Miguel Uribe Turbay no se entendía solo desde la política. Era, primero, un hombre de familia. Quienes le conocieron de cerca hablan de un tipo que podía discutir acaloradamente sobre un proyecto de ley y, minutos después, sacar el móvil para enseñar con orgullo las últimas fotos de sus hijos. Nieto del expresidente Julio César Turbay Ayala e hijo de Diana Turbay, creció rodeado de política, pero también de la conciencia de que en Colombia las ideas cuestan caro. Esa mezcla de vocación y coraje le llevó a ser concejal, secretario de Gobierno de Bogotá, senador y, en sus últimos meses, candidato presidencial. No buscaba agradar a todos: defendía lo que creía, y lo hacía sin disfrazar las palabras.
El 7 de junio de 2025, en el parque El Golfito de Modelia, Bogotá, la campaña se desarrollaba como cualquier otra: gente de pie, discursos, alguna pancarta.
- Miguel hablaba y escuchaba, como siempre.
- Fue entonces cuando sonaron los disparos.
- Le alcanzaron por la espalda; dos de ellos en la cabeza.
- La multitud pasó del aplauso al grito en cuestión de segundos.
- Quien apretó el gatillo era un menor de edad, según la Policía, contratado como sicario.
- Lo detuvieron allí mismo, pero los que dieron la orden siguen sin rostro ni nombre.
Uribe fue operado varias veces en la Fundación Santa Fe. Pasó más de dos meses en cuidados intensivos. La madrugada del 11 de agosto, su cuerpo no resistió más: una hemorragia cerebral, consecuencia directa de aquel acto terrorista, cerró la lucha física, pero no la moral.
No hay eufemismos que valgan: a Miguel Uribe Turbay lo asesinaron. Y lo hicieron en plena campaña electoral.

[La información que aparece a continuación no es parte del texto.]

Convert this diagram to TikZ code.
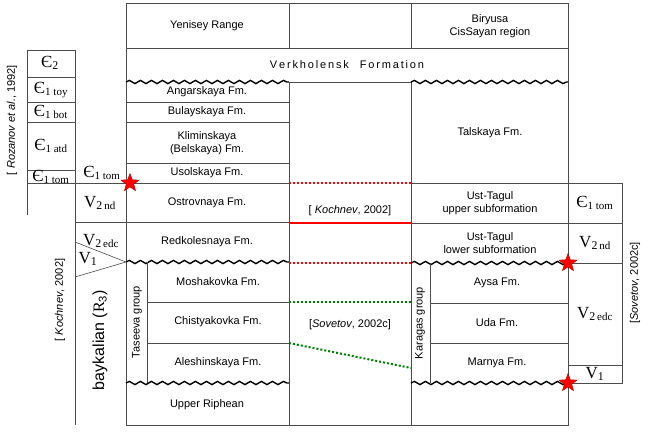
\documentclass[tikz,border=0pt]{standalone}
\usepackage{fontspec}
\setmainfont{Liberation Sans}
\newfontfamily\serf{Liberation Serif}
\usetikzlibrary{decorations.pathmorphing,shapes.geometric}
\tikzset{
 ln/.style={draw=black!70, line width=0.6pt},
 wave/.style={draw=black, line width=1.4pt, decorate, decoration={snake, amplitude=1.6pt, segment length=11pt}},
 lbl/.style={font=\fontsize{11}{13}\selectfont, align=center, inner sep=0pt},
 ep/.style={font=\serf\fontsize{17}{17}\selectfont, inner sep=0pt},
 rdot/.style={draw=red, line width=2pt, dotted},
 gdot/.style={draw=black!50!green, line width=2pt, dotted},
 redstar/.style={star, star points=5, star point ratio=2.4, fill=red, draw=red!70!black, minimum size=19pt, inner sep=0pt}
}
\newcommand{\Ep}[1]{Є\textsubscript{\fontsize{11}{11}\selectfont #1}}
\newcommand{\Vp}[2]{V\textsubscript{#1\fontsize{11}{11}\selectfont\,#2}}
\begin{document}
\begin{tikzpicture}[x=1pt,y=-1pt]
\useasboundingbox (0,0) rectangle (650,444);
% main frame
\draw[ln] (126,3) rectangle (568,425);
\draw[ln] (126,48) -- (568,48);
\draw[ln] (289,3) -- (289,48) (411,3) -- (411,48);
\draw[ln] (289,82) -- (289,425) (411,82) -- (411,425);
\draw[ln] (289,82) -- (411,82);
\draw[wave] (126,82) -- (289,82);
\draw[wave] (411,82) -- (568,82);
\node[lbl] (yr) at (207,26) {Yenisey Range};
\node[lbl] (bir) at (490,26) {Biryusa\\CisSayan region};
\node[lbl] (verk) at (347,65) {V\,e\,r\,k\,h\,o\,l\,e\,n\,s\,k\quad F\,o\,r\,m\,a\,t\,i\,o\,n};
% left column
\foreach \y in {102,122,163,183,222} \draw[ln] (126,\y) -- (289,\y);
\draw[wave] (126,262) -- (289,262);
\draw[ln] (147,262) -- (147,383);
\draw[ln] (147,302) -- (289,302) (147,343) -- (289,343);
\draw[wave] (126,383) -- (289,383);
\node[lbl] (ang) at (207,92) {Angarskaya Fm.};
\node[lbl] (bul) at (207,112) {Bulayskaya Fm.};
\node[lbl] (kli) at (207,143) {Kliminskaya\\(Belskaya) Fm.};
\node[lbl] (uso) at (207,173) {Usolskaya Fm.};
\node[lbl] (ost) at (207,203) {Ostrovnaya Fm.};
\node[lbl] (red) at (207,242) {Redkolesnaya Fm.};
\node[lbl,rotate=90] (tas) at (137,322) {Taseeva group};
\node[lbl] (mos) at (218,282) {Moshakovka Fm.};
\node[lbl] (chi) at (218,322) {Chistyakovka Fm.};
\node[lbl] (ale) at (218,363) {Aleshinskaya Fm.};
\node[lbl] (upr) at (207,405) {Upper Riphean};
% right column
\foreach \y in {183,223} \draw[ln] (411,\y) -- (568,\y);
\draw[wave] (411,263) -- (568,263);
\draw[ln] (430,263) -- (430,383);
\draw[ln] (430,303) -- (568,303) (430,343) -- (568,343);
\draw[wave] (411,383) -- (568,383);
\node[lbl] (tal) at (490,133) {Talskaya Fm.};
\node[lbl] (utu) at (490,203) {Ust-Tagul\\upper subformation};
\node[lbl] (utl) at (490,243) {Ust-Tagul\\lower subformation};
\node[lbl,rotate=90] (kar) at (420,323) {Karagas group};
\node[lbl] (ays) at (497,283) {Aysa Fm.};
\node[lbl] (uda) at (497,323) {Uda Fm.};
\node[lbl] (mar) at (497,363) {Marnya Fm.};
% middle correlations
\coordinate (m1a) at (289,183); \coordinate (m1b) at (411,183);
\coordinate (m2a) at (289,223); \coordinate (m2b) at (411,223);
\coordinate (m3a) at (289,263); \coordinate (m3b) at (411,263);
\coordinate (m4a) at (289,302); \coordinate (m4b) at (411,302);
\coordinate (m5a) at (289,343); \coordinate (m5b) at (411,368);
\draw[rdot] (m1a) -- (m1b);
\draw[red, line width=2pt] (m2a) -- (m2b);
\draw[rdot] (m3a) -- (m3b);
\draw[gdot] (m4a) -- (m4b);
\draw[gdot] (m5a) -- (m5b);
\node[lbl] (kch) at (350,211) {[ \textit{Kochnev}, 2002]};
\node[lbl] (sov) at (350,325) {[\textit{Sovetov}, 2002c]};
% left scale Rozanov
\draw[ln] (27,50) -- (75,50);
\draw[ln] (27,50) -- (27,215);
\draw[ln] (75,50) -- (75,425);
\foreach \y in {77,102,122,170} \draw[ln] (27,\y) -- (75,\y);
\draw[ln] (27,183) -- (126,183);
\node[ep] (e2) at (50,63) {Є\textsubscript{2}};
\node[ep] (ety) at (51,90) {\Ep{1 toy}};
\node[ep] (ebo) at (51,112) {\Ep{1 bot}};
\node[ep] (eat) at (51,146) {\Ep{1 atd}};
\node[ep] (eto) at (51,177) {\Ep{1 tom}};
\node[lbl,rotate=90] (roz) at (12,120) {[ \textit{Rozanov et al.}, 1992]};
% Kochnev scale
\draw[ln] (75,222) -- (126,222);
\draw[ln] (75,242) -- (126,262) -- (75,277);
\node[ep] (kto) at (102,173) {\Ep{1 tom}};
\node[ep] (kv2) at (100,203) {\Vp{2}{nd}};
\node[ep] (kve) at (101,241) {\Vp{2}{edc}};
\node[ep] (kv1) at (88,259) {V\textsubscript{1}};
\node[lbl,rotate=90] (kref) at (60,300) {[ \textit{Kochnev}, 2002]};
\node[rotate=90, inner sep=0pt, font=\fontsize{16}{16}\selectfont] (bay) at (100,340) {baykalian ({\serf R}\textsubscript{3})};
% Sovetov scale
\draw[ln] (568,183) -- (622,183) -- (622,383) -- (568,383);
\foreach \y in {223,263,365} \draw[ln] (568,\y) -- (622,\y);
\node[ep] (sto) at (595,203) {\Ep{1 tom}};
\node[ep] (snd) at (595,243) {\Vp{2}{nd}};
\node[ep] (sed) at (595,314) {\Vp{2}{edc}};
\node[ep] (sv1) at (595,374) {V\textsubscript{1}};
\node[lbl,rotate=90] (sref) at (635,283) {[\textit{Sovetov}, 2002c]};
% stars
\node[redstar] (s1) at (130,183) {};
\node[redstar] (s2) at (568,263) {};
\node[redstar] (s3) at (568,383) {};
\end{tikzpicture}
\end{document}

Es un crimen político y un acto de cobardía que golpea la democracia en la cara. Que todavía haya sectores de la izquierda que no han condenado de forma clara y sin peros este magnicidio es, como mínimo, una vergüenza histórica. El silencio en estos casos no es prudencia: es complicidad. La violencia no puede ser tolerada, venga de donde venga, y menos aún cuando pretende decidir, a balazos, quién puede hablar y quién no.
Queda el dolor, sí, pero también queda su ejemplo. Miguel fue coherente hasta el final: decía lo que pensaba y lo defendía sin esconderse. No se trataba solo de ganar elecciones, sino de cambiar la forma en que la política se enfrenta al crimen y a la corrupción. Su voz fue silenciada con balas, pero las ideas no mueren así. Las recordaremos en cada debate en el que se defienda la libertad, en cada acto en el que se denuncie la injusticia. Porque hay luchas que no admiten rendición, y esta es una de ellas.